The UK government has attempted to calm markets by reasserting that it will aim for the best possible UK-EU trade deal but traders were unimpressed.

With Downing Street officials attempting to prevent panic while maintaining a vague rhetoric, investors are finding Sterling less appealing in the long-term. Speaking to the Financial Times, Saed Abukarsh from Ark Capital Management stated;

“We see greater disorderly exit in the coming months. We were short sterling, now we have more conviction. The longer this takes, the more this looks like a one-sided affair in favour of the EU.”

Despite a lack of fresh supportive UK data in Tuesday, Sterling emerged from its worst levels later in Tuesday’s session as investors took reassurance from news that Jeremy Corbyn, the leader of opposition Labour party, was expected to consistently press for single market access.

Euro (EUR) Demand Mixed Amid Lack of Supportive Stats

Similarly to Britain, the Eurozone saw no fresh datasets published on Tuesday. This left Euro movement relatively limp throughout the day as the shared currency merely reacted to the movements of its peers.

Therefore, as Sterling edged away slightly from its lows throughout the day, the Euro slipped slightly from its best 2017 levels against the Pound.

The Euro had received a slight boost on Monday from the week’s first batch of Eurozone ecostats. This included Germany’s November industrial production figures, which improved from 1.6% to 2.2% year-on-year, as well an impressive January investor confidence result of 18.2 according to data from Sentix.

Investors also appear to be relaxing somewhat on the fear of rising populism in the Eurozone, according to the Financial Times. Stephan Jefferies from JPMorgan stated on the Eurozone’s political outlook;

‘The European political situation is not as bad as people feared, as it currently looks very difficult for any of the noncore parties to get into power’

This, as well as solid Eurozone ecostats and hopes of higher inflation in 2017, has bolstered the mid-term Euro outlook.

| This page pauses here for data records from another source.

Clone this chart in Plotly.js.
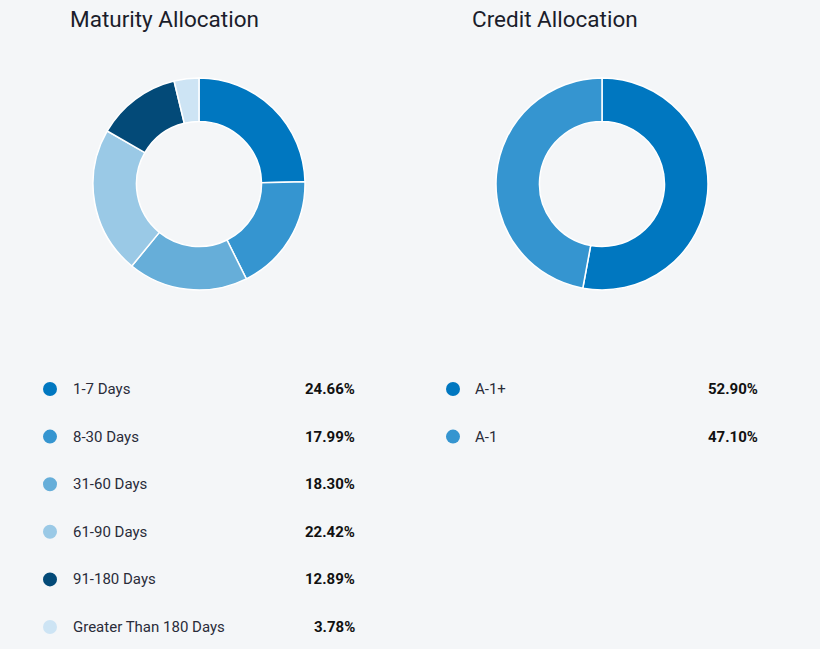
<!DOCTYPE html>
<html><head><meta charset="utf-8">
<script src="https://cdn.plot.ly/plotly-3.0.1.min.js"></script>
<style>html,body{margin:0;padding:0;background:#f4f6f8;}#c{width:820px;height:649px;}</style>
</head><body><div id="c"></div>
<script>
const maturityLabels = ["1-7 Days","8-30 Days","31-60 Days","61-90 Days","91-180 Days","Greater Than 180 Days"];
const maturityValues = [24.66,17.99,18.30,22.42,12.89,3.78];
const maturityColors = ["#0077c0","#3595d0","#66aed9","#9ac9e6","#034a78","#cde4f4"];
const creditLabels = ["A-1+","A-1"];
const creditValues = [52.90,47.10];
const creditColors = ["#0077c0","#3595d0"];

const W = 820, H = 649;
const px = x => x / W, py = y => 1 - y / H;

const traces = [
  {type:"pie", labels:maturityLabels, values:maturityValues, sort:false, direction:"clockwise", rotation:0,
   hole:0.59, marker:{colors:maturityColors, line:{color:"#ffffff", width:1.5}}, textinfo:"none", hoverinfo:"label+percent",
   domain:{x:[px(93),px(305)], y:[py(290),py(78)]}, showlegend:false},
  {type:"pie", labels:creditLabels, values:creditValues, sort:false, direction:"clockwise", rotation:0,
   hole:0.59, marker:{colors:creditColors, line:{color:"#ffffff", width:1.5}}, textinfo:"none", hoverinfo:"label+percent",
   domain:{x:[px(496),px(708)], y:[py(290),py(78)]}, showlegend:false}
];

const annotations = [];
const shapes = [];
function title(text, x){
  annotations.push({text:text, xref:"paper", yref:"paper", x:px(x), y:py(19), xanchor:"left", yanchor:"middle",
    showarrow:false, font:{family:"Roboto, sans-serif", size:22.5, color:"#1b1d2b"}});
}
title("Maturity Allocation", 68);
title("Credit Allocation", 470);

function legend(labels, values, colors, dotX, labelX, valueX){
  const y0 = 389, dy = 47.6, r = 7;
  labels.forEach((lab, i) => {
    const y = y0 + i * dy;
    shapes.push({type:"circle", xref:"paper", yref:"paper", x0:px(dotX-r), x1:px(dotX+r), y0:py(y+r), y1:py(y-r),
      fillcolor:colors[i], line:{width:0}});
    annotations.push({text:lab, xref:"paper", yref:"paper", x:px(labelX), y:py(y), xanchor:"left", yanchor:"middle",
      showarrow:false, font:{family:"Roboto, sans-serif", size:15, color:"#2a2c3a"}});
    annotations.push({text:"<b>" + values[i].toFixed(2) + "%</b>", xref:"paper", yref:"paper", x:px(valueX), y:py(y),
      xanchor:"right", yanchor:"middle", showarrow:false, font:{family:"Roboto, sans-serif", size:15, color:"#111111"}});
  });
}
legend(maturityLabels, maturityValues, maturityColors, 50, 71, 357);
legend(creditLabels, creditValues, creditColors, 453, 473, 760);

Plotly.newPlot("c", traces, {
  width:W, height:H, margin:{l:0,r:0,t:0,b:0}, paper_bgcolor:"#f4f6f8", plot_bgcolor:"#f4f6f8",
  annotations:annotations, shapes:shapes, showlegend:false
}, {displayModeBar:false, staticPlot:true});
</script></body></html>
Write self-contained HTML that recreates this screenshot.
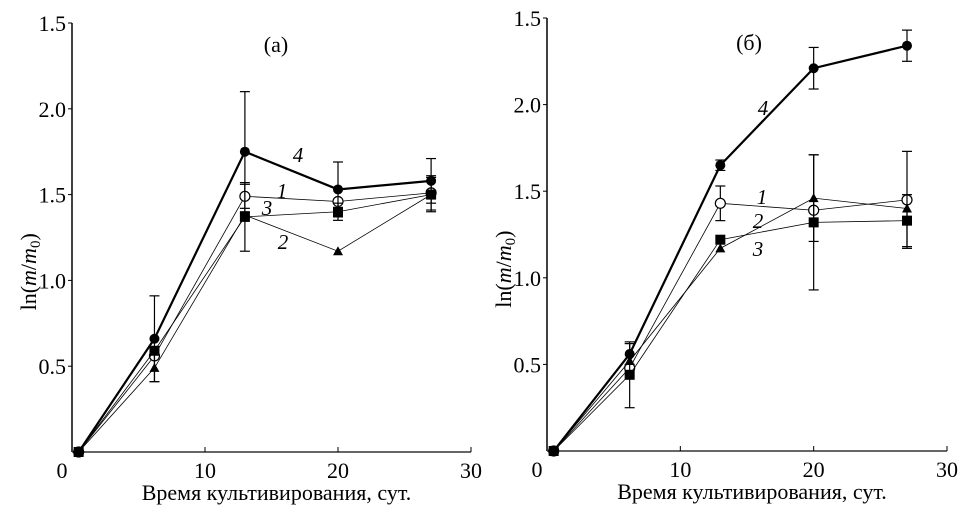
<!DOCTYPE html>
<html><head><meta charset="utf-8">
<style>
html,body{margin:0;padding:0;background:#fff;}
svg{display:block;font-family:"Liberation Serif","DejaVu Serif",serif;}
</style></head>
<body>
<svg id="chart" width="980" height="515" viewBox="0 0 980 515" xmlns="http://www.w3.org/2000/svg"></svg>
<script>
const xValues = [0.5, 6.2, 13, 20, 27];
// Panel (a)
const aS1 = [0, 0.56, 1.49, 1.46, 1.51];
const aS2 = [0, 0.49, 1.38, 1.17, 1.50];
const aS3 = [0, 0.59, 1.37, 1.40, 1.50];
const aS4 = [0, 0.66, 1.75, 1.53, 1.58];
const aE1 = [0, 0, 0.07, 0, 0.1];
const aE2 = [0, 0.08, 0, 0, 0];
const aE3 = [0, 0, 0.2, 0.05, 0.1];
const aE4 = [0, 0.25, 0.35, 0.16, 0.13];
// Panel (б)
const bS1 = [0, 0.48, 1.43, 1.39, 1.45];
const bS2 = [0, 0.52, 1.17, 1.46, 1.40];
const bS3 = [0, 0.44, 1.22, 1.32, 1.33];
const bS4 = [0, 0.56, 1.65, 2.21, 2.34];
const bE1 = [0, 0, 0.1, 0, 0.28];
const bE2 = [0, 0, 0, 0.25, 0];
const bE3 = [0, 0.19, 0, 0.39, 0.15];
const bE4 = [0, 0.06, 0.03, 0.12, 0.09];
const yTickValues = [0.5, 1.0, 1.5, 2.0, 2.5];
const yTickLabels = ["0.5", "1.0", "1.5", "2.0", "1.5"];
const xTickValues = [0, 10, 20, 30];
const xTickLabels = ["0", "10", "20", "30"];

const svg = document.getElementById('chart');
const NS = 'http://www.w3.org/2000/svg';
function mk(tag, attrs, parent, text) {
  const e = document.createElementNS(NS, tag);
  for (const k in attrs) e.setAttribute(k, attrs[k]);
  if (text !== undefined) e.textContent = text;
  parent.appendChild(e);
  return e;
}

function panel(cfg) {
  const g = mk('g', {}, svg);
  
  
  const X = v => cfg.x0 + (cfg.x30 - cfg.x0) * v / 30;
  const Y = v => cfg.y0 - (cfg.y0 - cfg.y25) * v / 2.5;
  const ya = mk('line', {x1: cfg.x0, y1: Y(0), x2: cfg.x0, y2: Y(2.5), stroke: '#000', 'stroke-width': 1.5}, g);
  
  
  const xa = mk('line', {x1: cfg.x0, y1: Y(0), x2: X(30), y2: Y(0), stroke: '#333', 'stroke-width': 1.5}, g);
  
  
  yTickValues.forEach((v, i) => {
    mk('line', {x1: cfg.x0 - 4, y1: Y(v), x2: cfg.x0, y2: Y(v), stroke: '#000', 'stroke-width': 1}, g);
    const t = mk('text', {x: cfg.x0 - 6, y: Y(v) + 8, 'text-anchor': 'end', 'font-size': 22}, g, yTickLabels[i]);
    
    
  });
  xTickValues.forEach((v, i) => {
    if (v > 0) mk('line', {x1: X(v), y1: Y(0), x2: X(v), y2: Y(0) - 5, stroke: '#000', 'stroke-width': 1}, g);
    const t = mk('text', {x: X(v) - (v === 0 ? 10 : 0), y: Y(0) + 26, 'text-anchor': 'middle', 'font-size': 22}, g, xTickLabels[i]);
    
    
  });
  const xt = mk('text', {x: X(15) + 5, y: Y(0) + 48, 'text-anchor': 'middle', 'font-size': 22}, g, 'Время культивирования, сут.');
  
  
  const yt = mk('text', {transform: `translate(${cfg.x0 - 36},${Y(1.05)}) rotate(-90)`, 'text-anchor': 'middle', 'font-size': 22}, g);
  
  
  yt.innerHTML = 'ln(<tspan font-style="italic">m</tspan>/<tspan font-style="italic">m</tspan><tspan font-size="15" dy="4">0</tspan><tspan dy="-4">)</tspan>';
  const pt = mk('text', {x: cfg.titleX, y: cfg.titleY, 'text-anchor': 'middle', 'font-size': 22}, g, cfg.title);
  
  

  cfg.series.forEach(s => {
    const sg = mk('g', {}, g);
    
    
    const pts = s.vals.map((v, i) => X(xValues[i]) + ',' + Y(v)).join(' ');
    mk('polyline', {points: pts, fill: 'none', stroke: '#000', 'stroke-width': s.id === 4 ? 2.2 : 0.8}, sg);
    s.vals.forEach((v, i) => {
      const e = s.err[i];
      const cx = X(xValues[i]), cy = Y(v);
      if (e > 0) {
        mk('line', {x1: cx, y1: Y(v - e), x2: cx, y2: Y(v + e), stroke: '#000', 'stroke-width': 1.2}, sg);
        mk('line', {x1: cx - 5, y1: Y(v - e), x2: cx + 5, y2: Y(v - e), stroke: '#000', 'stroke-width': 1.2}, sg);
        mk('line', {x1: cx - 5, y1: Y(v + e), x2: cx + 5, y2: Y(v + e), stroke: '#000', 'stroke-width': 1.2}, sg);
      }
      let m;
      if (s.id === 4) m = mk('circle', {cx, cy, r: 5, fill: '#000'}, sg);
      else if (s.id === 1) m = mk('circle', {cx, cy, r: 5, fill: '#fff', stroke: '#000', 'stroke-width': 1.2}, sg);
      else if (s.id === 2) m = mk('polygon', {points: `${cx},${cy - 5} ${cx - 5},${cy + 4} ${cx + 5},${cy + 4}`, fill: '#000'}, sg);
      else m = mk('rect', {x: cx - 5, y: cy - 5, width: 10, height: 10, fill: '#000'}, sg);
      
      
    });
    const lb = mk('text', {x: s.lx, y: s.ly, 'text-anchor': 'middle', 'font-size': 21, 'font-style': 'italic'}, sg, String(s.id));
    
    
  });
}

panel({name: 'panel-a', title: '(a)', titleX: 276, titleY: 52, x0: 72, x30: 471, y0: 452, y25: 23,
  series: [
    {id: 1, vals: aS1, err: aE1, lx: 282, ly: 198},
    {id: 2, vals: aS2, err: aE2, lx: 283, ly: 249},
    {id: 3, vals: aS3, err: aE3, lx: 267, ly: 215},
    {id: 4, vals: aS4, err: aE4, lx: 298, ly: 162}]});
panel({name: 'panel-b', title: '(б)', titleX: 749, titleY: 50, x0: 547, x30: 947, y0: 451, y25: 18,
  series: [
    {id: 1, vals: bS1, err: bE1, lx: 762, ly: 204},
    {id: 2, vals: bS2, err: bE2, lx: 758, ly: 228},
    {id: 3, vals: bS3, err: bE3, lx: 758, ly: 256},
    {id: 4, vals: bS4, err: bE4, lx: 763, ly: 115}]});
</script>
</body></html>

2017 Pound Euro Forecast: Slew of UK Data Due for Publication Wednesday

The Pound may finally see firmer support in the form of UK economic data on Wednesday when the bulk of this week’s UK ecostats published.

November’s trade deficit update is expected to worsen quite considerably, from -£1.97b to -£3.5b. This may weaken Sterling if it comes in even lower than expected.

Britain’s November industrial production, manufacturing production and construction output results will also be published. Most of these figures are expected to come in with year-on-year improvements.

The next batch of Eurozone data won’t be published until Thursday, when Germany’s full 2016 GDP figure as well as the European Central Bank’s (ECB) latest meeting minutes will be published.

However as GBP EUR has been largely influenced by Brexit concerns this week, it’s likely these developments will continue to weigh on Sterling demand.

On the other hand, Pound trade could significantly improve if the UK government takes steps to offer significant clarity to its Brexit stance. Regardless, volatility should be expected in the 2017 Pound Euro exchange rate with the Brexit process still swamped with unknowns.